While bankruptcy can stay on one's credit report for between seven and 10 years, it can be a powerful tool for eliminating excessive debt and escaping harassing tactics of creditors. It is important to understand that not all debt can be discharged through bankruptcy, but many types of unsecured loans can be eliminated. Tax debt, student loan debt and other government debts are examples of obligations that are not discharged by a personal bankruptcy. However, those debts that are eligible for discharge can be eradicated within approximately four months of the filing in a Chapter 7 case.
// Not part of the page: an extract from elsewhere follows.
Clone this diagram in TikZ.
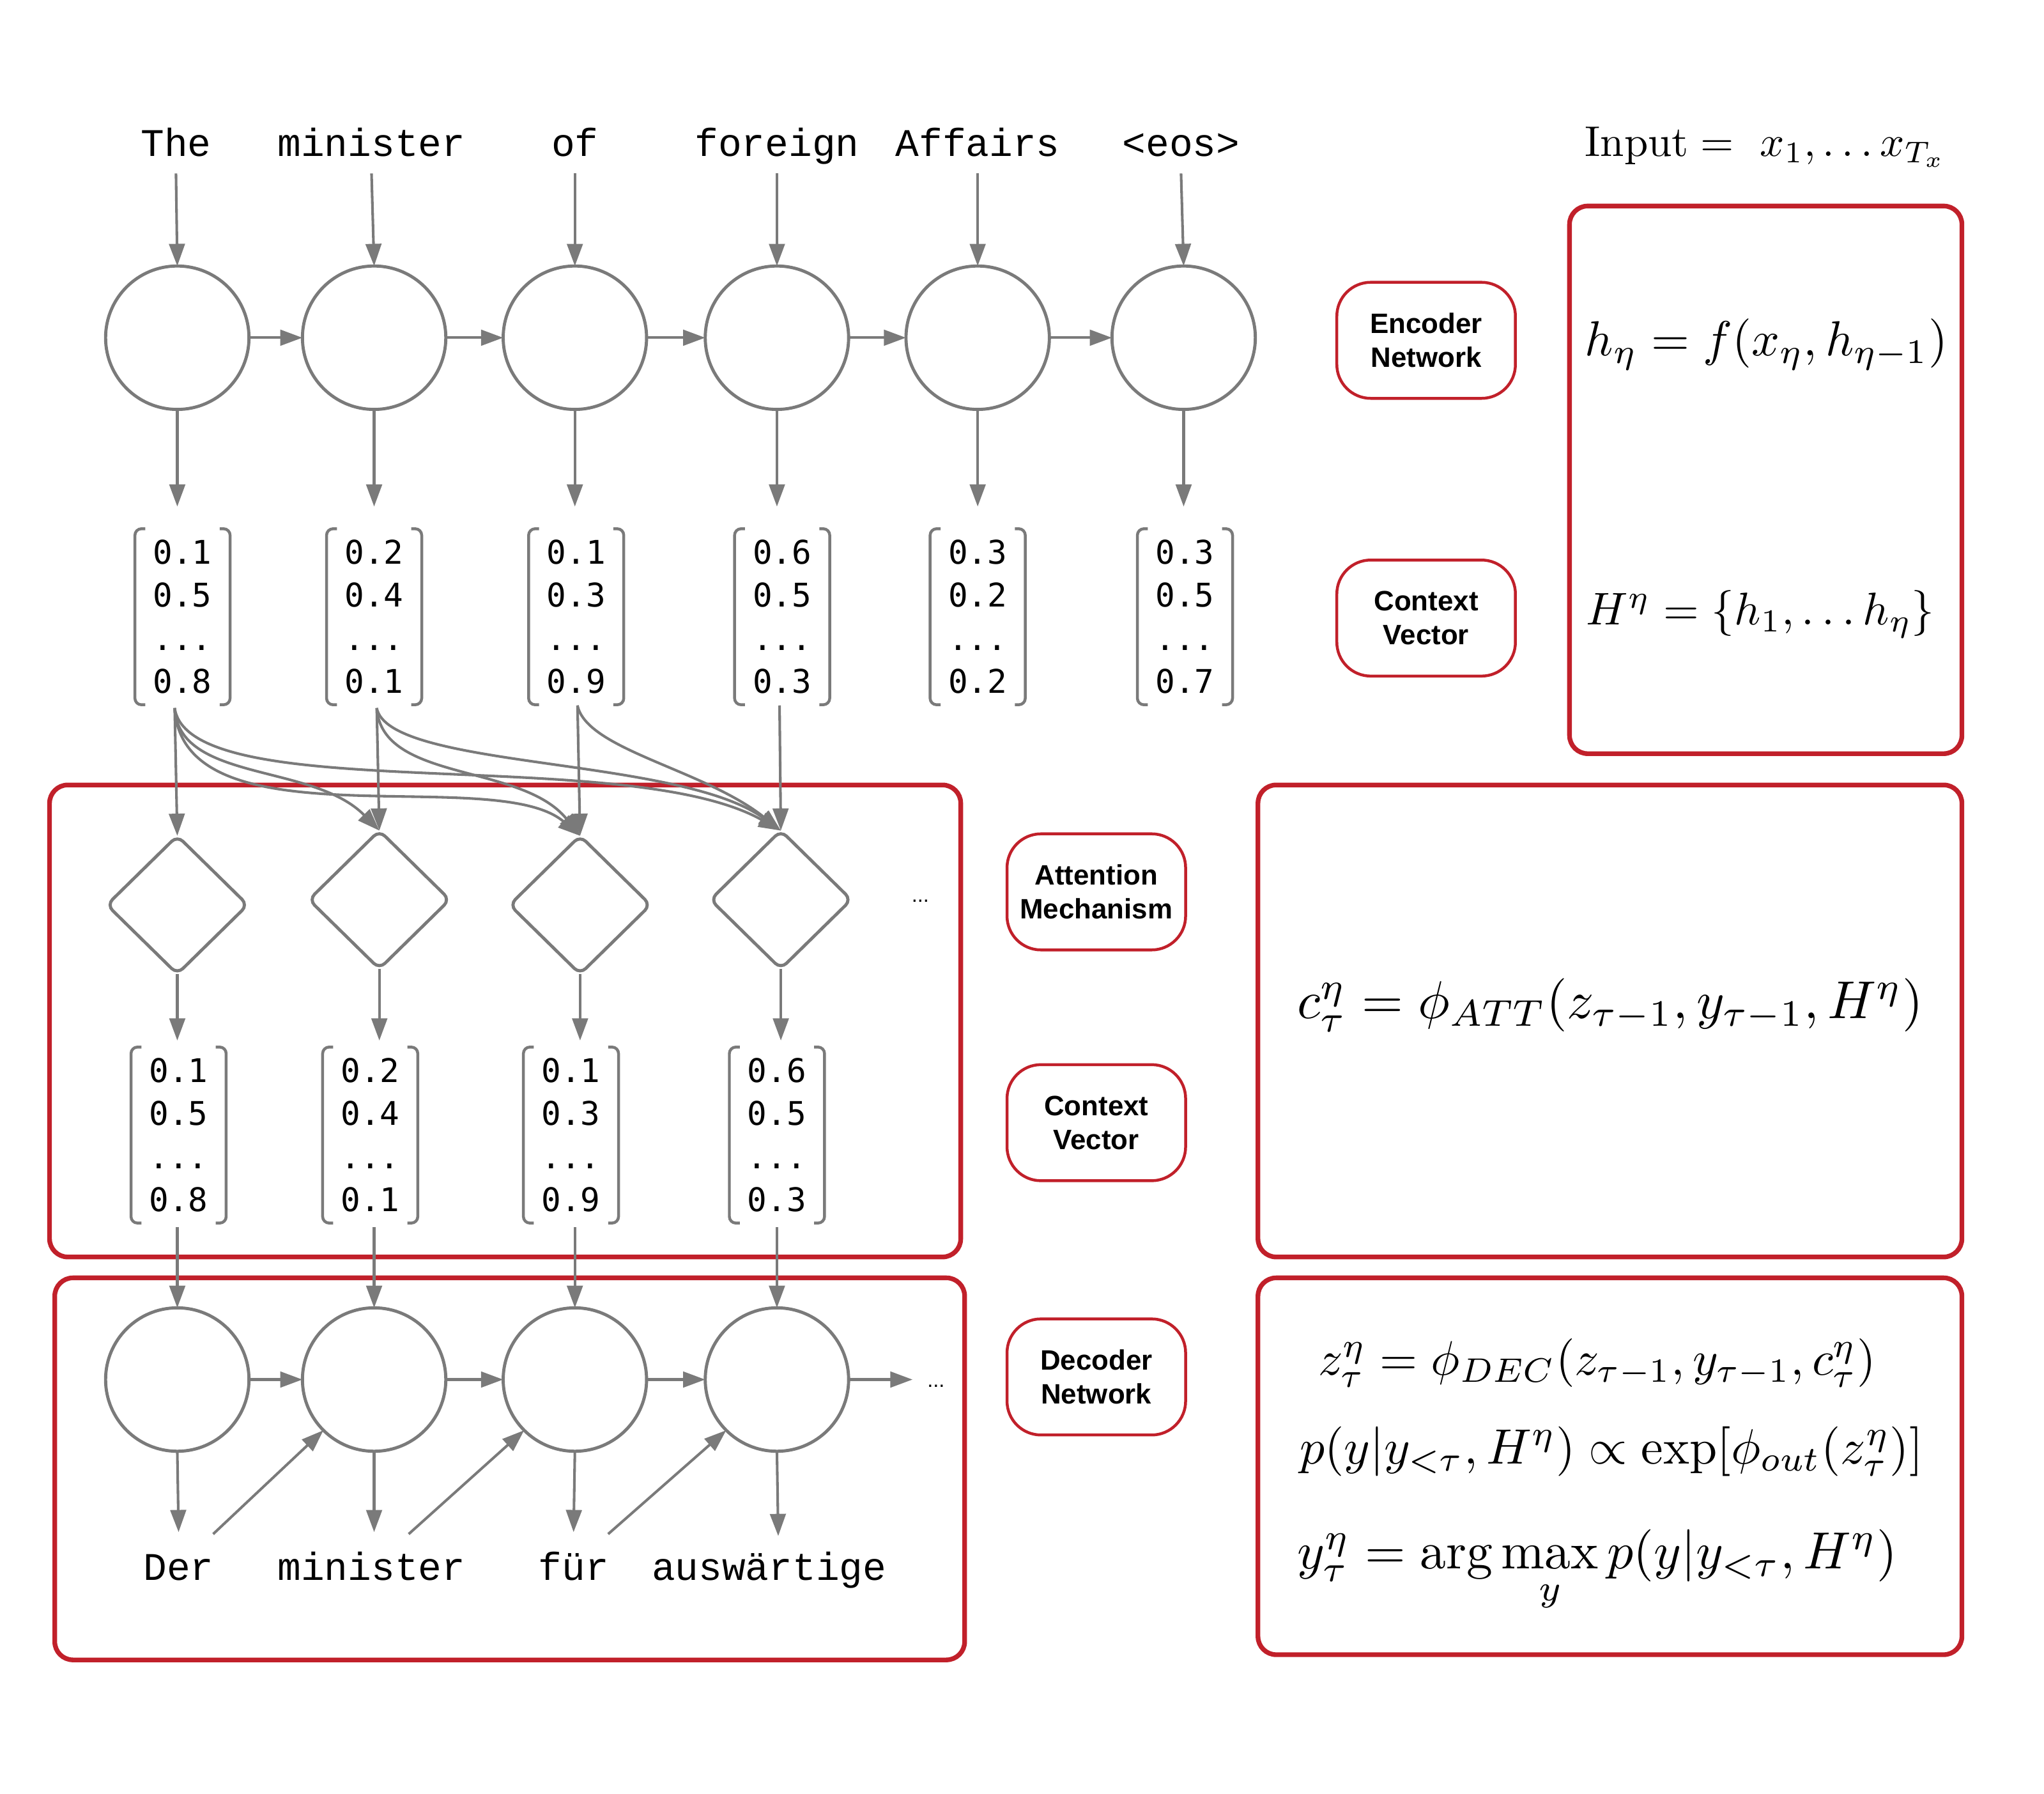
\documentclass[tikz,border=0pt]{standalone}
\usepackage{amsmath}
\usepackage{graphicx}
\usepackage{fontspec}
\usetikzlibrary{arrows.meta,shapes.geometric,calc}
\newfontfamily\wordfont{Liberation Mono}
\newfontfamily\numfont{DejaVu Sans Mono}
\newfontfamily\lblfont{Liberation Sans}
\definecolor{lgray}{RGB}{122,122,122}
\definecolor{fred}{RGB}{193,32,42}
\newcommand{\vecbox}[6]{%
  \node[vecnode] (#1) at (#2,#3) {#4\\#5\\...\\#6};
  \draw[brk] ([xshift=8pt]#1.north west) -- (#1.north west) -- (#1.south west) -- ([xshift=8pt]#1.south west);
  \draw[brk] ([xshift=-8pt]#1.north east) -- (#1.north east) -- (#1.south east) -- ([xshift=-8pt]#1.south east);
}
\begin{document}
\begin{tikzpicture}[x=1pt,y=-1pt,
  arr/.style={draw=lgray, line width=2pt, -{Triangle[length=17pt,width=12pt]}},
  circ/.style={circle, draw=lgray, line width=2.4pt, minimum size=110pt, inner sep=0pt, outer sep=0pt},
  dia/.style={diamond, draw=lgray, line width=2.4pt, minimum width=108pt, minimum height=106pt, inner sep=0pt, outer sep=0pt, rounded corners=6pt},
  vecnode/.style={inner sep=0pt, outer sep=0pt, minimum width=73pt, minimum height=135pt, align=center, font=\numfont\fontsize{25}{33}\selectfont},
  brk/.style={draw=lgray, line width=2.2pt, rounded corners=5pt},
  word/.style={anchor=base, inner sep=0pt, font=\wordfont\fontsize{30}{36}\selectfont},
  lbl/.style={draw=fred, line width=2.2pt, rounded corners=26pt, minimum width=137pt, minimum height=89pt, align=center, font=\lblfont\bfseries\fontsize{21.5}{26}\selectfont, inner sep=0pt},
  redframe/.style={draw=fred, line width=3.6pt, rounded corners=14pt, inner sep=0pt, outer sep=0pt},
  fml/.style={anchor=base west, inner sep=0pt},
  dots/.style={inner sep=0pt, font=\lblfont\fontsize{16}{18}\selectfont},
]
\fill[white] (0,0) rectangle (1568,1375.4);
\useasboundingbox (0,0) rectangle (1568,1375.4);

% frames
\node[redframe, minimum width=699pt, minimum height=362pt] (attframe) at (387.5,783) {};
\node[redframe, minimum width=698pt, minimum height=293pt] (decframe) at (391,1126.5) {};
\node[redframe, minimum width=301pt, minimum height=420pt] (encfbox) at (1354.5,368) {};
\node[redframe, minimum width=540pt, minimum height=362pt] (attfbox) at (1235,783) {};
\node[redframe, minimum width=540pt, minimum height=289pt] (decfbox) at (1235,1124.5) {};

% input words
\node[word] (w1) at (135,120) {The};
\node[word] (w2) at (285,120) {minister};
\node[word] (w3) at (441,120) {of};
\node[word] (w4) at (596,120) {foreign};
\node[word] (w5) at (750,120) {Affairs};
\node[word] (w6) at (906,120) {<eos>};

% encoder circles
\node[circ] (e1) at (136,259) {};
\node[circ] (e2) at (287,259) {};
\node[circ] (e3) at (441,259) {};
\node[circ] (e4) at (596,259) {};
\node[circ] (e5) at (750,259) {};
\node[circ] (e6) at (908,259) {};

\foreach \i in {1,...,6}{
  \draw[arr] ([yshift=-13pt]w\i.base) -- (e\i.north);
}
\draw[arr] (e1.east) -- (e2.west);
\draw[arr] (e2.east) -- (e3.west);
\draw[arr] (e3.east) -- (e4.west);
\draw[arr] (e4.east) -- (e5.west);
\draw[arr] (e5.east) -- (e6.west);

% encoder vectors
\vecbox{v1}{140}{473}{0.1}{0.5}{0.8}
\vecbox{v2}{287}{473}{0.2}{0.4}{0.1}
\vecbox{v3}{442}{473}{0.1}{0.3}{0.9}
\vecbox{v4}{600}{473}{0.6}{0.5}{0.3}
\vecbox{v5}{750}{473}{0.3}{0.2}{0.2}
\vecbox{v6}{909}{473}{0.3}{0.5}{0.7}

\foreach \i in {1,...,6}{
  \draw[arr] (e\i.south) -- ([yshift=17pt]v\i.north -| e\i.south);
}

% attention diamonds
\node[dia] (d1) at (136,694) {};
\node[dia] (d2) at (291,690) {};
\node[dia] (d3) at (445,694) {};
\node[dia] (d4) at (599,690) {};
\node[dots] (adots) at (706,691) {...};

\coordinate (s1) at (134,543);
\coordinate (s2) at (289,543);
\coordinate (s3) at (443,541);
\coordinate (s4) at (598,541);
\draw[arr] (s1) -- (d1.north);
\draw[arr] (s2) -- (d2.north);
\draw[arr] (s3) -- (d3.north);
\draw[arr] (s4) -- (d4.north);
\draw[arr] (s1) .. controls (137,600) and (240,585) .. (d2.north);
\draw[arr] (s1) .. controls (140,650) and (380,585) .. (d3.north);
\draw[arr] (s1) .. controls (145,620) and (480,570) .. (d4.north);
\draw[arr] (s2) .. controls (293,600) and (400,585) .. (d3.north);
\draw[arr] (s2) .. controls (298,590) and (520,580) .. (d4.north);
\draw[arr] (s3) .. controls (450,575) and (540,590) .. (d4.north);

% context vectors
\vecbox{u1}{137}{870.5}{0.1}{0.5}{0.8}
\vecbox{u2}{284}{870.5}{0.2}{0.4}{0.1}
\vecbox{u3}{438}{870.5}{0.1}{0.3}{0.9}
\vecbox{u4}{596}{870.5}{0.6}{0.5}{0.3}

\draw[arr] (d1.south) -- ([yshift=5pt]u1.north -| d1.south);
\draw[arr] (d2.south) -- ([yshift=5pt]u2.north -| d2.south);
\draw[arr] (d3.south) -- ([yshift=5pt]u3.north -| d3.south);
\draw[arr] (d4.south) -- ([yshift=5pt]u4.north -| d4.south);

% decoder circles
\node[circ] (c1) at (136,1058) {};
\node[circ] (c2) at (287,1058) {};
\node[circ] (c3) at (441,1058) {};
\node[circ] (c4) at (596,1058) {};
\coordinate (cend) at (700,1058);
\node[dots] (ddots) at (718,1063) {...};

\draw[arr] ([yshift=-3pt]u1.south -| c1.north) -- (c1.north);
\draw[arr] ([yshift=-3pt]u2.south -| c2.north) -- (c2.north);
\draw[arr] ([yshift=-3pt]u3.south -| c3.north) -- (c3.north);
\draw[arr] ([yshift=-3pt]u4.south -| c4.north) -- (c4.north);

\draw[arr] (c1.east) -- (c2.west);
\draw[arr] (c2.east) -- (c3.west);
\draw[arr] (c3.east) -- (c4.west);
\draw[arr] (c4.east) -- (cend);

% output words
\node[word] (o1) at (137,1212) {Der};
\node[word] (o2) at (285,1212) {minister};
\node[word] (o3) at (440,1212) {für};
\node[word] (o4) at (590,1212) {auswärtige};

\coordinate (t1) at (137,1175);
\coordinate (t2) at (287,1175);
\coordinate (t3) at (440,1175);
\coordinate (t4) at (597,1178);
\draw[arr] (c1.south) -- (t1);
\draw[arr] (c2.south) -- (t2);
\draw[arr] (c3.south) -- (t3);
\draw[arr] (c4.south) -- (t4);

\coordinate (f1) at (163.5,1176.5);
\coordinate (f2) at (313.5,1176.5);
\coordinate (f3) at (466.5,1176.5);
\draw[arr] (f1) -- (c2.225);
\draw[arr] (f2) -- (c3.225);
\draw[arr] (f3) -- (c4.225);

% labels
\node[lbl] (l1) at (1094,261) {Encoder\\Network};
\node[lbl] (l2) at (1094,474) {Context\\Vector};
\node[lbl] (l3) at (841,684) {Attention\\Mechanism};
\node[lbl] (l4) at (841,861) {Context\\Vector};
\node[lbl] (l5) at (841,1056) {Decoder\\Network};

% formulas
\node[fml] (finput) at (1215.7,120) {\resizebox{277pt}{!}{$\mathrm{Input} =\ x_1, \ldots x_{T_x}$}};
\node[fml] (fh) at (1215.7,273) {\resizebox{278pt}{!}{$h_\eta = f(x_\eta, h_{\eta-1})$}};
\node[fml] (fH) at (1216.8,479) {\resizebox{267pt}{!}{$H^\eta = \{h_1, \ldots h_\eta\}$}};
\node[fml] (fc) at (995,781) {\resizebox{480pt}{!}{$c_\tau^\eta = \phi_{ATT}(z_{\tau-1}, y_{\tau-1}, H^\eta)$}};
\node[fml] (fz) at (1011,1054.5) {\resizebox{428pt}{!}{$z_\tau^\eta = \phi_{DEC}(z_{\tau-1}, y_{\tau-1}, c_\tau^\eta)$}};
\node[fml] (fp) at (997,1122.5) {\resizebox{478pt}{!}{$p(y|y_{<\tau}, H^\eta) \propto \exp[\phi_{out}(z_\tau^\eta)]$}};
\node[fml] (fy) at (995,1203) {\resizebox{460pt}{!}{$y_\tau^\eta = \arg\max\limits_y p(y|y_{<\tau}, H^\eta)$}};
\end{tikzpicture}
\end{document}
Under Chapter 13, a discharge does not occur until much later in the process. A payment plan is typically determined with a duration of between three and five years. At the conclusion of this time, additional outstanding balances on the eligible debts included in the bankruptcy may be eliminated. As in a Chapter 7, there are certain debts that cannot be discharged. An additional concern may be the effect on a credit report as Chapter 7 is listed for 10 years, three years longer than Chapter 13.
Because debts must be properly listed, it may be wise to work with a bankruptcy lawyer during the filing process for either type of filing. A lawyer may also be helpful if a Chapter 13 filing is initiated but later affected due to unexpected circumstances. Clarity from the beginning may help in avoiding errors.
Prior to filing bankruptcy, a candidate may wish to meet with a lawyer to discuss the benefits and disadvantages of various debt-reduction methods. The lawyer may have information about options such as mortgage modification and other programs designed to help those experiencing financial difficulties due to unexpected circumstances.